▶ _Exercise task_: Without including any pictures, write out all the entries exactly.

Plotting code records
#####
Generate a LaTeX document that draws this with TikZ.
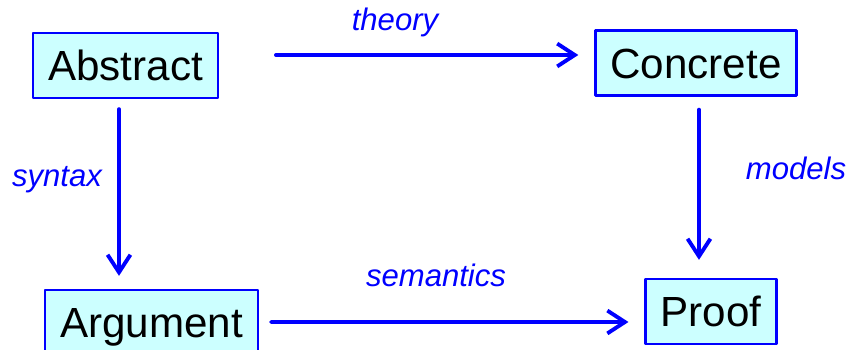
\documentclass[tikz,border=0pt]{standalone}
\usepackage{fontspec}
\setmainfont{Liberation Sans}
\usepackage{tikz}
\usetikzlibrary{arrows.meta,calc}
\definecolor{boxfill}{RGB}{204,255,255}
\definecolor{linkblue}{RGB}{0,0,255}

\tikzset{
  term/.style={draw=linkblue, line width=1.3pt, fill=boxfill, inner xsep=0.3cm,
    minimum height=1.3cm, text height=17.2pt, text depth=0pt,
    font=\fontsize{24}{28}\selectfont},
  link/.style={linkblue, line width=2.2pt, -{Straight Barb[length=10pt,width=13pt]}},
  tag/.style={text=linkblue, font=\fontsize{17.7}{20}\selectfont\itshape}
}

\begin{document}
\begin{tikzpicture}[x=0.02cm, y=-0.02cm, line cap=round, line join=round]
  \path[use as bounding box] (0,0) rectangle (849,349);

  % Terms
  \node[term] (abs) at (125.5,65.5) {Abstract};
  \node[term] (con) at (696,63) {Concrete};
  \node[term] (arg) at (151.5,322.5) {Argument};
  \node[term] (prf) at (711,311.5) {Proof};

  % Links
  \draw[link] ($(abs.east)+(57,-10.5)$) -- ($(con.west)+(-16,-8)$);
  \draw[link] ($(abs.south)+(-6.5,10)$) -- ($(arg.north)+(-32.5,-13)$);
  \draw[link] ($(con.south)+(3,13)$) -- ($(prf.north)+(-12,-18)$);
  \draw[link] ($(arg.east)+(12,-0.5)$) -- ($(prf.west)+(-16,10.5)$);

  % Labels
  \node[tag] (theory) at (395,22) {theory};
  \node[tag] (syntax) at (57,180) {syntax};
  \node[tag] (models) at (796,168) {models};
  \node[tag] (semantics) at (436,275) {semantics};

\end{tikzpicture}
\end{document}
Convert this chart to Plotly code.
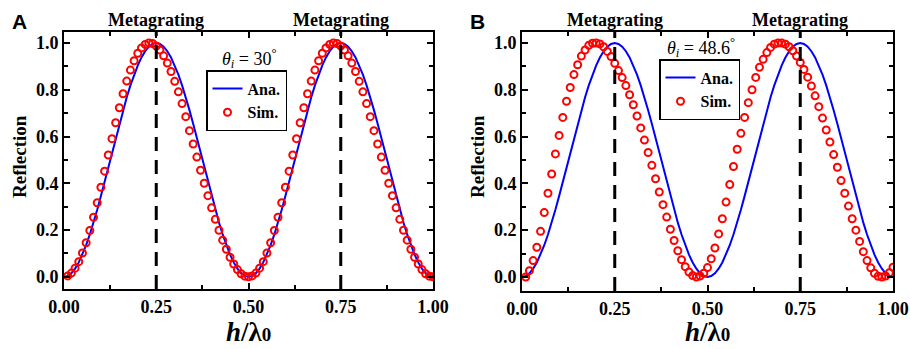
#####
▶ _Task output_:
Generate a LaTeX document that draws this with TikZ.
\documentclass[tikz,border=0pt]{standalone}
\usepackage{fontspec}
\setmainfont{Liberation Sans}
\usepackage{tikz}
\usetikzlibrary{arrows.meta,calc}
\definecolor{boxfill}{RGB}{204,255,255}
\definecolor{linkblue}{RGB}{0,0,255}

\tikzset{
  term/.style={draw=linkblue, line width=1.3pt, fill=boxfill, inner xsep=0.3cm,
    minimum height=1.3cm, text height=17.2pt, text depth=0pt,
    font=\fontsize{24}{28}\selectfont},
  link/.style={linkblue, line width=2.2pt, -{Straight Barb[length=10pt,width=13pt]}},
  tag/.style={text=linkblue, font=\fontsize{17.7}{20}\selectfont\itshape}
}

\begin{document}
\begin{tikzpicture}[x=0.02cm, y=-0.02cm, line cap=round, line join=round]
  \path[use as bounding box] (0,0) rectangle (849,349);

  % Terms
  \node[term] (abs) at (125.5,65.5) {Abstract};
  \node[term] (con) at (696,63) {Concrete};
  \node[term] (arg) at (151.5,322.5) {Argument};
  \node[term] (prf) at (711,311.5) {Proof};

  % Links
  \draw[link] ($(abs.east)+(57,-10.5)$) -- ($(con.west)+(-16,-8)$);
  \draw[link] ($(abs.south)+(-6.5,10)$) -- ($(arg.north)+(-32.5,-13)$);
  \draw[link] ($(con.south)+(3,13)$) -- ($(prf.north)+(-12,-18)$);
  \draw[link] ($(arg.east)+(12,-0.5)$) -- ($(prf.west)+(-16,10.5)$);

  % Labels
  \node[tag] (theory) at (395,22) {theory};
  \node[tag] (syntax) at (57,180) {syntax};
  \node[tag] (models) at (796,168) {models};
  \node[tag] (semantics) at (436,275) {semantics};

\end{tikzpicture}
\end{document}
Convert this chart to Plotly code.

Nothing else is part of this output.